赤星 直忠(あかほし なおただ、1902年4月17日 - 1991年3月11日)は、大正・昭和期の考古学者、歴史学者、民俗学者、郷土史研究者。教員等の職業に就き、研究機関等に所属することはなかったが、生涯で500本近い論文を発表して横須賀考古学会を設立するなど、主に神奈川県下で活躍し、三浦半島の考古学研究の基礎を築いた。研究内容は、縄文時代早期の関東地方の土器型式の分類、弥生時代から古墳時代の海蝕洞窟遺跡や横穴墓、古代・中世の寺院ややぐら、城郭など多岐に及んだ。
神奈川県三浦郡横須賀町(現・横須賀市)に生まれる。神奈川県立横須賀中学校(現・神奈川県立横須賀高等学校)の生徒であった時、学校の敷地内で古い時代の寺院の遺物が発見されたのを契機として、考古学に興味を持ち始めた。卒業後、陸軍横須賀重砲連隊(野戦重砲兵第1連隊)に入隊したり代用教員を務めたりした後、1926年に神奈川県師範学校を卒業し、母校で訓導を務めた[1]り、日本鉄道車輛製造工業組合の書記を務めるなどした。
考古学者の高橋健自に学び[2]、地元の三浦半島にとどまらず、神奈川県下全域での遺跡調査に参加し、1948年には日本考古学協会員に推挙された。また、横須賀市立諏訪小学校分校講師を経て、1951年に横須賀市立工業高等学校(現・横須賀市立横須賀総合高等学校)の講師となった。
1952年7月に開催された博物館学芸員講習を受講した[3]。この講習は前年に公布された博物館法に基づき初めて実施されたものである。講習者名簿は五十音順で、赤星が名簿の先頭であったことから、受講者身分証番号は「第1號」となった。このことから、赤星は生前「学芸員資格の第1号は僕だよ」と話していた[3]。
1954年、「古代文化の研究」で神奈川文化賞を受賞し、1961年には「横穴古墳の編年研究」により國學院大學から文学博士の学位を授与される[4]。1968年に教職を退いた後は神奈川県下で複数の自治体の文化財保護審議委員などを務めたり、1968年4月から1979年3月まで神奈川県立博物館の嘱託職員として在籍した[3]。それらの功績により1972年に勲五等瑞宝章を受章した[5]。
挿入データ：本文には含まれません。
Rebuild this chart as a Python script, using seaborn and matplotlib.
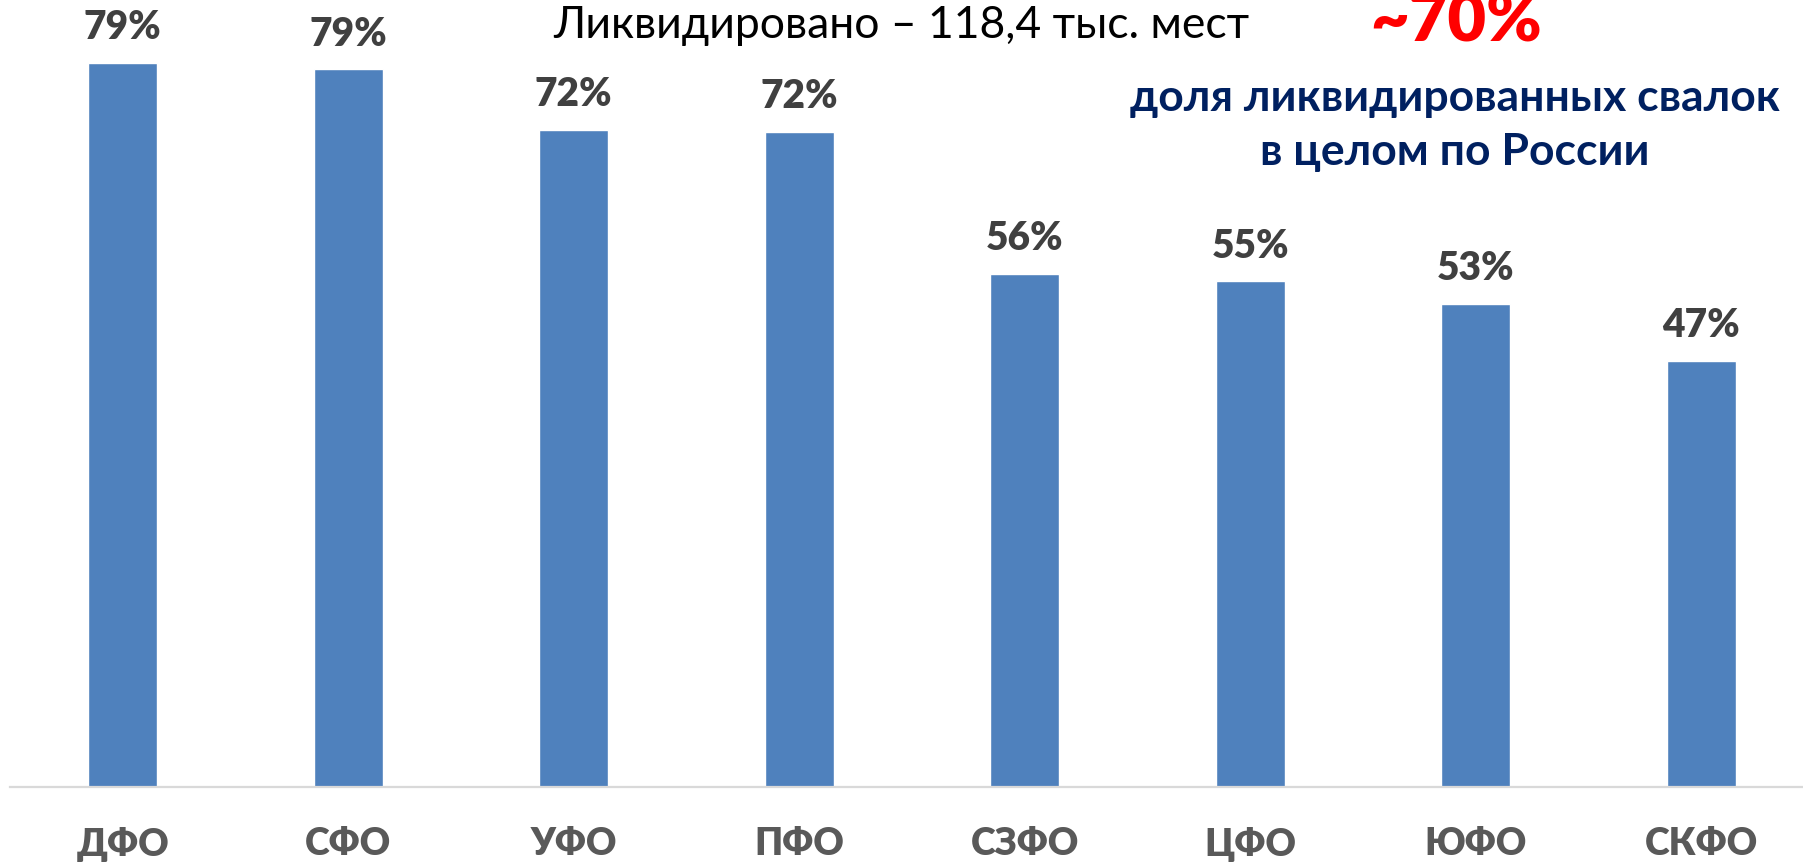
import matplotlib
matplotlib.use("Agg")
import matplotlib.pyplot as plt
import seaborn as sns
import pandas as pd

# данные (доля ликвидированных свалок по федеральным округам)
regions = ["ДФО", "СФО", "УФО", "ПФО", "СЗФО", "ЦФО", "ЮФО", "СКФО"]
shares = [79.3, 78.6, 72.0, 71.8, 56.2, 55.4, 52.9, 46.7]
share_labels = ["79%", "79%", "72%", "72%", "56%", "55%", "53%", "47%"]

title_text = "Ликвидировано – 118,4 тыс. мест"
total_text = "~70%"
note_lines = ["доля ликвидированных свалок", "в целом по России"]

sns.set_style("white")
plt.rcParams['font.family'] = ['Lato', 'DejaVu Sans']

df = pd.DataFrame({"region": regions, "share": shares})

fig = plt.figure(figsize=(18.03, 8.63), dpi=100)
ax = fig.add_axes([10 / 1803, 76 / 863, 1804 / 1803, 776 / 863])

sns.barplot(data=df, x="region", y="share", color="#4f81bd", saturation=1,
            width=0.306, ax=ax)
ax.set_ylim(0, 85)
ax.set_xlim(-0.5, 7.5)

ax.bar_label(ax.containers[0], labels=share_labels, padding=12,
             fontsize=28, fontweight="heavy", color="#404040")

# оси
for s in ["top", "right", "left"]:
    ax.spines[s].set_visible(False)
ax.spines["bottom"].set_color("#d9d9d9")
ax.spines["bottom"].set_linewidth(1.6)
ax.set_yticks([])
ax.set_xlabel("")
ax.set_ylabel("")
ax.tick_params(axis="x", length=0, pad=29, labelsize=27, labelcolor="#595959")
for t in ax.get_xticklabels():
    t.set_fontweight("heavy")

# подписи сверху (красная цифра в оригинале срезана верхним краем)
fig.text(0.4997, 0.971, title_text, ha="center", va="center",
         fontsize=32, color="black")
fig.text(0.8075, 0.952, total_text, ha="center", va="baseline",
         fontsize=48, fontweight="heavy", color="#ff0000")
fig.text(0.807, 0.8864, note_lines[0], ha="center", va="center",
         fontsize=32, fontweight="bold", color="#002060")
fig.text(0.807, 0.8239, note_lines[1], ha="center", va="center",
         fontsize=32, fontweight="bold", color="#002060")

plt.savefig("out.png", dpi=100)
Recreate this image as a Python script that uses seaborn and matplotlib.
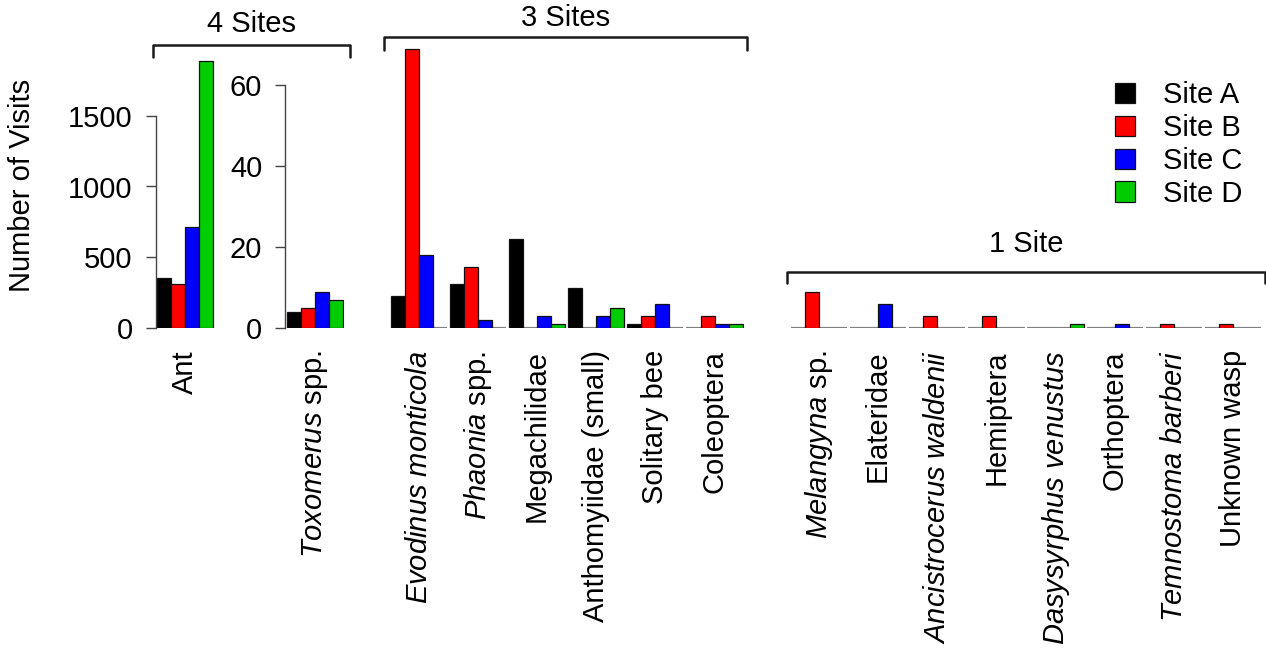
import matplotlib
matplotlib.use('Agg')
import matplotlib.pyplot as plt
from matplotlib.patches import Patch
from matplotlib.lines import Line2D
import seaborn as sns
import pandas as pd

sites = ['Site A', 'Site B', 'Site C', 'Site D']
site_colors = ['#000000', '#FF0000', '#0000FF', '#00CD00']

# 4 sites
ant_taxa = ['Ant']
ant_visits = [350, 310, 715, 1890]
tox_taxa = [r'$\mathit{Toxomerus}$ spp.']
tox_visits = [4, 5, 9, 7]

# 3 sites
three_taxa = [r'$\mathit{Evodinus\ monticola}$', r'$\mathit{Phaonia}$ spp.', 'Megachilidae',
              'Anthomyiidae (small)', 'Solitary bee', 'Coleoptera']
three_a = [8, 11, 22, 10, 1, 0]
three_b = [69, 15, 0, 0, 3, 3]
three_c = [18, 2, 3, 3, 6, 1]
three_d = [0, 0, 1, 5, 0, 1]

# 1 site
one_taxa = [r'$\mathit{Melangyna}$ sp.', 'Elateridae', r'$\mathit{Ancistrocerus\ waldenii}$', 'Hemiptera',
            r'$\mathit{Dasysyrphus\ venustus}$', 'Orthoptera', r'$\mathit{Temnostoma\ barberi}$', 'Unknown wasp']
one_a = [0, 0, 0, 0, 0, 0, 0, 0]
one_b = [9, 0, 3, 3, 0, 0, 1, 1]
one_c = [0, 6, 0, 0, 0, 1, 0, 0]
one_d = [0, 0, 0, 0, 1, 0, 0, 0]


def long_table(taxa, per_site):
    # zero counts are left out so no empty bar outline is drawn
    rows = []
    for s, vals in zip(sites, per_site):
        for t, v in zip(taxa, vals):
            if v > 0:
                rows.append({'taxon': t, 'site': s, 'visits': v})
    return pd.DataFrame(rows)


sns.set_theme(style='white', rc={'text.color': 'black', 'axes.labelcolor': 'black',
                                 'xtick.color': 'black', 'ytick.color': 'black'})
plt.rcParams['font.family'] = ['Liberation Sans', 'DejaVu Sans']
plt.rcParams['mathtext.fontset'] = 'custom'
plt.rcParams['mathtext.rm'] = 'Liberation Sans'
plt.rcParams['mathtext.it'] = 'Liberation Sans:italic'
FS = 21

W, H = 1266, 649
fig = plt.figure(figsize=(W / 100, H / 100), dpi=100)

pitch = 59.15
y_top, y_base = 45, 328


def add_ax(left, n):
    return fig.add_axes([left / W, 1 - y_base / H, n * pitch / W, (y_base - y_top) / H])


panels = [
    (155.5, ant_taxa, [[v] for v in ant_visits], 2000, 1500, [0, 500, 1000, 1500]),
    (285.1, tox_taxa, [[v] for v in tox_visits], 70, 60, [0, 20, 40, 60]),
    (389.2, three_taxa, [three_a, three_b, three_c, three_d], 70, None, None),
    (789.4, one_taxa, [one_a, one_b, one_c, one_d], 70, None, None),
]

for left, taxa, vals, ymax, spine_top, ticks in panels:
    ax = add_ax(left, len(taxa))
    df = long_table(taxa, vals)
    sns.barplot(data=df, x='taxon', y='visits', hue='site', order=taxa, hue_order=sites,
                palette=site_colors, saturation=1, dodge=True, width=0.947, gap=0,
                edgecolor='#111111', linewidth=0.9, legend=False, ax=ax, zorder=3)
    for i in range(len(taxa)):
        ax.hlines(0, i - 0.475, i + 0.475, color='#808080', lw=1.6, zorder=2)
    ax.set_xlim(-0.5, len(taxa) - 0.5)
    ax.set_ylim(0, ymax)
    ax.set_xlabel('')
    ax.set_ylabel('')
    ax.patch.set_alpha(0)
    for side in ['top', 'right', 'bottom']:
        ax.spines[side].set_visible(False)
    ax.tick_params(axis='x', length=0, pad=16, labelsize=FS, labelrotation=90, labelcolor='black')
    if ticks is None:
        ax.spines['left'].set_visible(False)
        ax.set_yticks([])
    else:
        ax.spines['left'].set_bounds(0, spine_top)
        ax.spines['left'].set_color('#444444')
        ax.spines['left'].set_linewidth(1)
        ax.set_yticks(ticks)
        ax.tick_params(axis='y', left=True, direction='out', length=7.5, width=1,
                       color='#444444', pad=9, labelsize=FS, labelcolor='black')

fig.text(22 / W, 1 - 185 / H, 'Number of Visits', rotation=90, ha='center', va='center', fontsize=FS)


def bracket(x0, x1, ytop, ytip, label, ylab):
    xs = [x0 / W, x0 / W, x1 / W, x1 / W]
    ys = [1 - ytip / H, 1 - ytop / H, 1 - ytop / H, 1 - ytip / H]
    fig.add_artist(Line2D(xs, ys, color='#1a1a1a', lw=1.8, transform=fig.transFigure))
    fig.text((x0 + x1) / 2 / W, 1 - ylab / H, label, ha='center', va='center', fontsize=FS)


bracket(153, 350, 45, 57, '4 Sites', 24)
bracket(384, 746.5, 37, 50, '3 Sites', 18)
bracket(787, 1265, 272, 283, '1 Site', 244)

handles = [Patch(facecolor=c, edgecolor='#111111', linewidth=0.9) for c in site_colors]
fig.legend(handles, sites, loc='upper left', bbox_to_anchor=(1115 / W, 1 - 81 / H), frameon=False,
           fontsize=FS, handlelength=0.7, handleheight=0.7, handletextpad=0.95, labelspacing=0.17,
           borderpad=0, borderaxespad=0)

fig.savefig('out.png', dpi=100)
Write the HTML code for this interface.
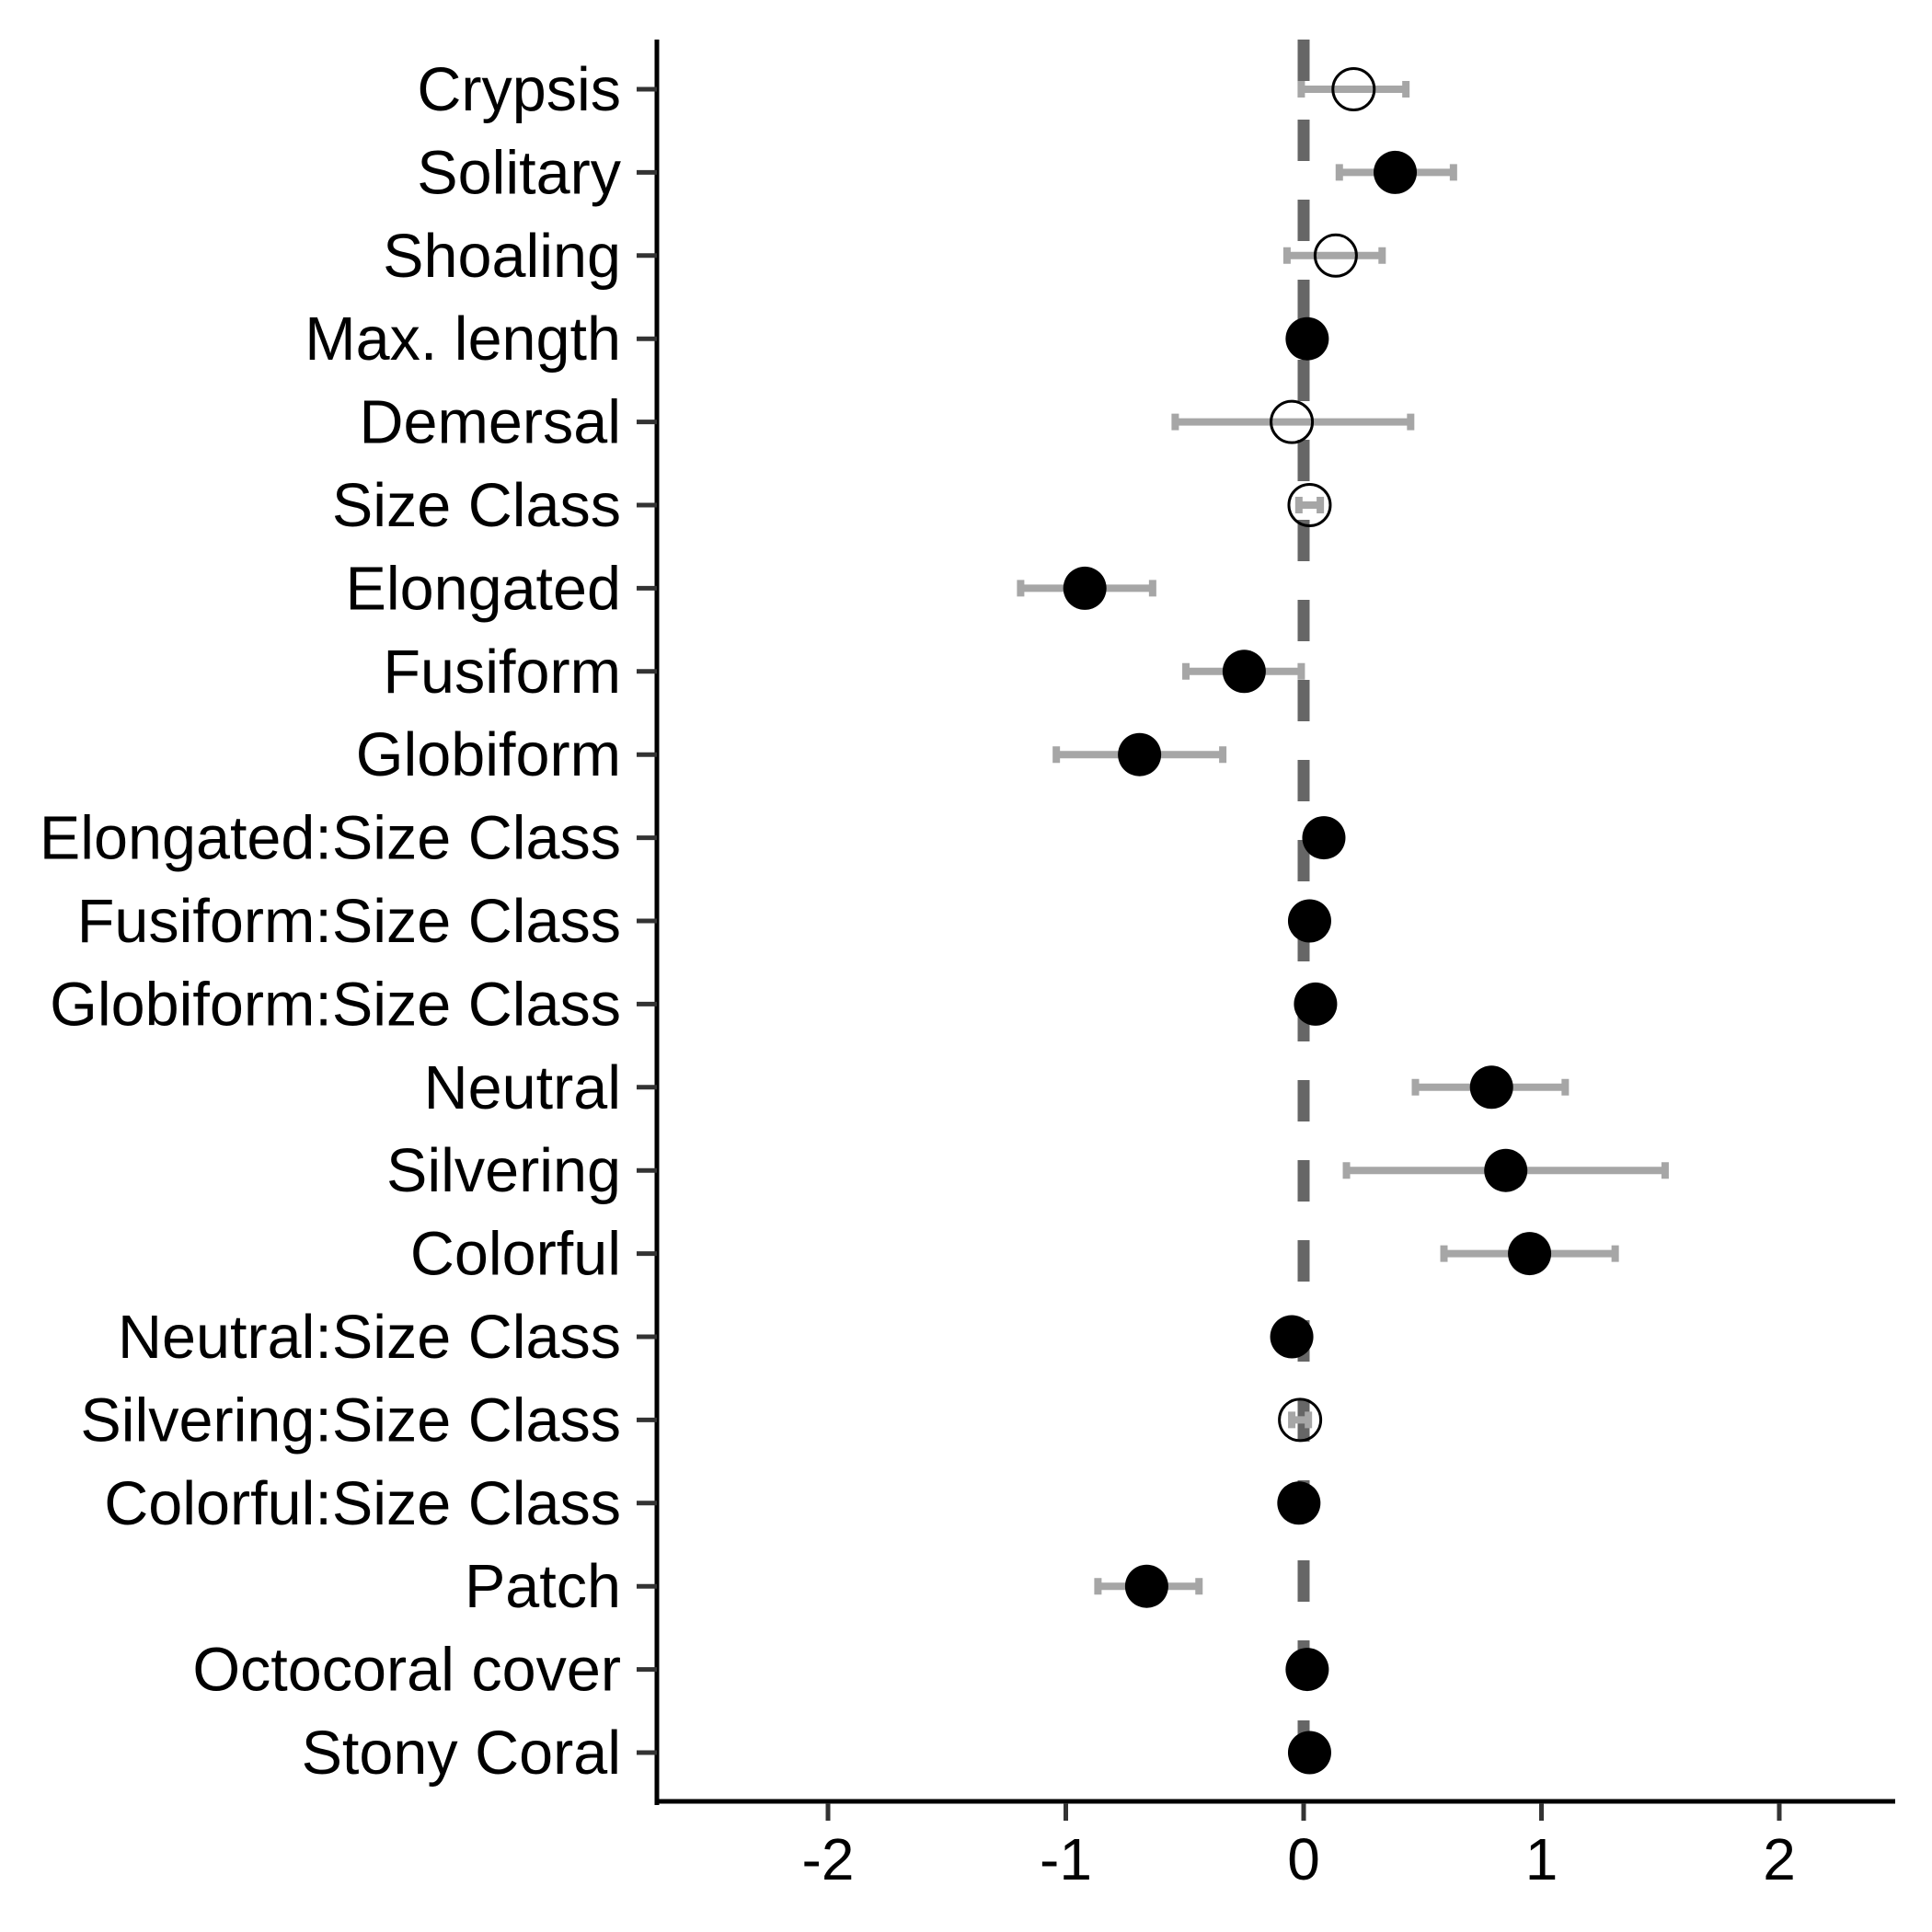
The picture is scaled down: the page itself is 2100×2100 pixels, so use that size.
<!DOCTYPE html>
<html><head><meta charset="utf-8"><style>
body{margin:0;background:#fff}
svg{display:block}
text{font-family:"Liberation Sans",Arial,sans-serif;fill:#000}
</style></head><body>
<svg id="chart" width="2100" height="2100" viewBox="0 0 2100 2100" xmlns="http://www.w3.org/2000/svg"></svg>
<script>
const categories=["Crypsis","Solitary","Shoaling","Max. length","Demersal","Size Class","Elongated","Fusiform","Globiform","Elongated:Size Class","Fusiform:Size Class","Globiform:Size Class","Neutral","Silvering","Colorful","Neutral:Size Class","Silvering:Size Class","Colorful:Size Class","Patch","Octocoral cover","Stony Coral"];
const estimates=[0.21,0.385,0.135,0.015,-0.05,0.025,-0.92,-0.25,-0.69,0.085,0.025,0.05,0.79,0.85,0.95,-0.05,-0.015,-0.02,-0.66,0.015,0.025];
const lower=[-0.01,0.15,-0.07,0.0,-0.54,-0.02,-1.19,-0.495,-1.04,0.07,0.01,0.035,0.47,0.18,0.59,-0.065,-0.05,-0.035,-0.865,0.0,0.01];
const upper=[0.43,0.63,0.33,0.03,0.45,0.07,-0.635,-0.01,-0.34,0.1,0.04,0.065,1.10,1.52,1.31,-0.035,0.02,-0.005,-0.44,0.03,0.04];
const significant=[false,true,false,true,false,false,true,true,true,true,true,true,true,true,true,true,false,true,true,true,true];
const xTicks=[-2,-1,0,1,2];

const svg=document.getElementById('chart');
const NS='http://www.w3.org/2000/svg';
const x=v=>1417+v*258.5;
const y=i=>97+i*90.4;
function mk(tag,attrs,parent){const e=document.createElementNS(NS,tag);for(const k in attrs)e.setAttribute(k,attrs[k]);(parent||svg).appendChild(e);return e;}

let zl=mk('line',{x1:x(0),x2:x(0),y1:43,y2:1956,stroke:'#666',"stroke-width":13,"stroke-dasharray":"45 42"});



let ya=mk('line',{x1:714,x2:714,y1:43,y2:1962,stroke:'#000',"stroke-width":5});


let xa=mk('line',{x1:712,x2:2060,y1:1958,y2:1958,stroke:'#000',"stroke-width":5});



xTicks.forEach(t=>{
  const tk=mk('line',{x1:x(t),x2:x(t),y1:1960,y2:1979,stroke:'#333',"stroke-width":5});
  
  
  const tl=mk('text',{x:x(t),y:2043,"text-anchor":"middle","font-size":64});
  tl.textContent=String(t);
  
  
});

categories.forEach((c,i)=>{
  const tk=mk('line',{x1:692,x2:714,y1:y(i),y2:y(i),stroke:'#333',"stroke-width":5});
  
  
  const tl=mk('text',{x:675,y:y(i)+23,"text-anchor":"end","font-size":66.5});
  tl.textContent=c;
  
  
});

categories.forEach((c,i)=>{
  const g=mk('g',{});
  
  
  const yy=y(i),l=x(lower[i]),u=x(upper[i]);
  const bar=mk('path',{d:`M${l},${yy-9}V${yy+9}M${l},${yy}H${u}M${u},${yy-9}V${yy+9}`,stroke:'#a6a6a6',"stroke-width":8,fill:'none'},g);
  
  
  const pt=significant[i]?mk('circle',{cx:x(estimates[i]),cy:yy,r:23.5,fill:'#000'},g):mk('circle',{cx:x(estimates[i]),cy:yy,r:22.5,fill:'none',stroke:'#000',"stroke-width":3},g);
  
  
});
</script>
</body></html>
1991年、死去。墓所は横須賀市衣笠栄町所在の光心寺。
横須賀市長坂2丁目にある赤星直忠博士文化財資料館は、赤星に考古学の教示を受けた県下の考古学研究者・民間企業らの有志により設立・運営されている資料館で、赤星が調査した遺跡の出土遺物などを展示し、その学問的業績を顕彰・紹介している。
赤星は、三浦半島を中心とした神奈川県域で発掘調査を多数実施した。調査は、戦前は個人で、戦後は主に横須賀考古学会を率いて実施された。赤星らによる調査出土資料は、現在、複数の機関に所蔵されている。主な所蔵機関は以下の通り。
赤星は、その生涯を通じた考古学的フィールドワークの中で、県下の遺跡に関する膨大な調査資料、記録写真類を残した。「赤星ノート」として知られるこれらの資料は、発掘調査時の図面、野帳(スケッチブック)類のほか、踏査の際の反故紙への殴り書きメモなども含む。
赤星ノートは貴重な資料として神奈川県に寄贈され、神奈川県埋蔵文化財センターで保管されている[21]ほか、一部は赤星直忠博士文化財資料館が所蔵している。
赤星直忠博士文化財資料館が所蔵する赤星ノートの一部は、『赤星直忠考古学研究資料デジタルアーカイブ』および『赤星直忠考古学研究資料 第1巻〜第6巻』として公開されている[22]。公開されている画像は自由に利用できる(出典明記が条件・CC-BY 4.0)[23]。デジタルアーカイブの運営は神奈川県立歴史博物館が行っている。